Nunca hemos tenido tanto conocimiento y nunca hemos sido tan irresponsables con su uso. Tal vez la posguerra sea el punto de inflexión que estábamos esperando.
Pero la posguerra será dura, todas lo son. Pasado el momento de euforia, habrá que enfrentar la realidad de una crisis económica y financiera que podría ser tan grave como la del 2008, con un aparato productivo dañado, un sistema sanitario exhausto, una cooperación europea en entredicho, una economía global desglobalizada de forma caótica, un resurgimiento del nacionalismo primitivo del cierre de fronteras contra el mal que viene de fuera, una proliferación de bulos dañinos, difundidos por poderes fácticos o mentes calenturientas, un orden geopolítico trastocado por la superioridad china en la respuesta a la crisis, mientras que la errática política de otros países habrá mostrado los destrozos de la ideología neoliberal en la vida de la gente.
Esa posguerra hay que prepararla desde ahora, porque la forma en que gestionemos la crisis, con prioridad absoluta a la salud de la población, hará más o menos difícil la reconstrucción.
A una economía de guerra tendrá que sucederle una economía de posguerra, en la que el gasto público sea el motor de la recuperación, como lo ha sido en todas las posguerras.
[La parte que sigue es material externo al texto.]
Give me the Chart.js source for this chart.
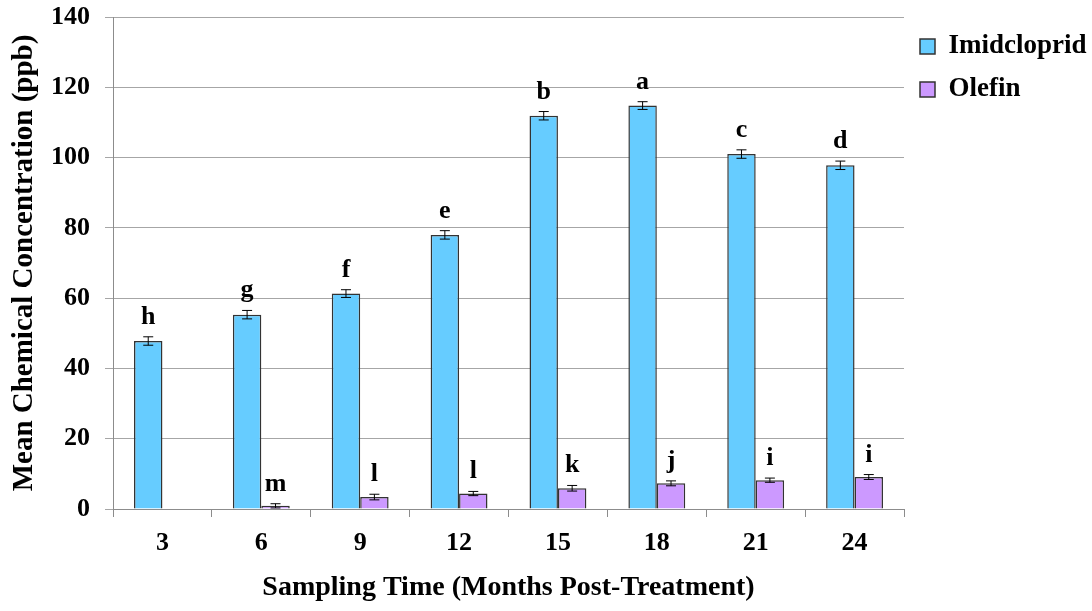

Pero solo se consolidará si se genera empleo y si la gente se siente segura y recupera su vida cotidiana.
La financiación de esa política expansiva, más allá del obligado endeudamiento, requerirá imaginación para crear una nueva arquitectura financiera y capacidad de gestión para operar una economía distinta, que no caiga en la trampa secular de una austeridad de servicios esenciales. Porque el Estado de bienestar es la fuente de productividad que es la fuente de riqueza.
Pero también sería el momento de ensayar modelos no consumistas que conduzcan a la transición ecológica y cultural que tanto se proclama. ¿Puede reactivarse la economía disminuyendo el consumo superfluo? Sólo si hay un cambio en los patrones de gasto, que faciliten la inversión, mantengan empleo e incrementen productividad.
En Italia, clubes de barrio y una panadería de Oregina ofrecen pan gratis a los vecinos en situación de necesidad, agravada por la pandemia. Foto: EFE/EPA/Luca Zennaro.
Los servicios básicos (lo que se recortó en las políticas de austeridad destructivas) deberían ser no solo el motor de la inversión sino también de la demanda. Y no habrá otra forma de financiarlo a largo plazo que mediante un aumento de la carga fiscal a grandes bolsas de acumulación de capital que hoy día tributan poco o nada.
Reinventar la fiscalidad quiere decir superar el enfoque de gravar sobre todo a las personas o a las empresas para centrarse en una regulación impositiva del mercado global de capitales que hoy día ha perdido gran parte de su función productiva para incrementar sus ganancias mediante creación de valor virtual y crecientemente inestable.
Una fiscalidad inteligente podría a la vez generar recursos para gasto público de manera no inflacionista y regular los flujos globales de capital. Entre la desglobalización aventurada y la globalización descontrolada de capital hay margen para iniciativas coordinadas de los estados que asuman un control estratégico de la economía en un marco al menos europeo.
Esa economía debería, además de ser sostenible, incluir un Estado de bienestar desburocratizado y preparado para los choques venideros.
Choques que serán tanto menos dañinos cuanto que vayamos encontrando un equilibrio entre producir, vivir y convivir. Convivir entre nosotros y con este maravilloso planeta azul que seguimos maltratando.
Después de la guerra podemos desembocar en una espantosa crisis económico-social o en una nueva cultura del ser, sin la cual no sobreviviremos mucho tiempo.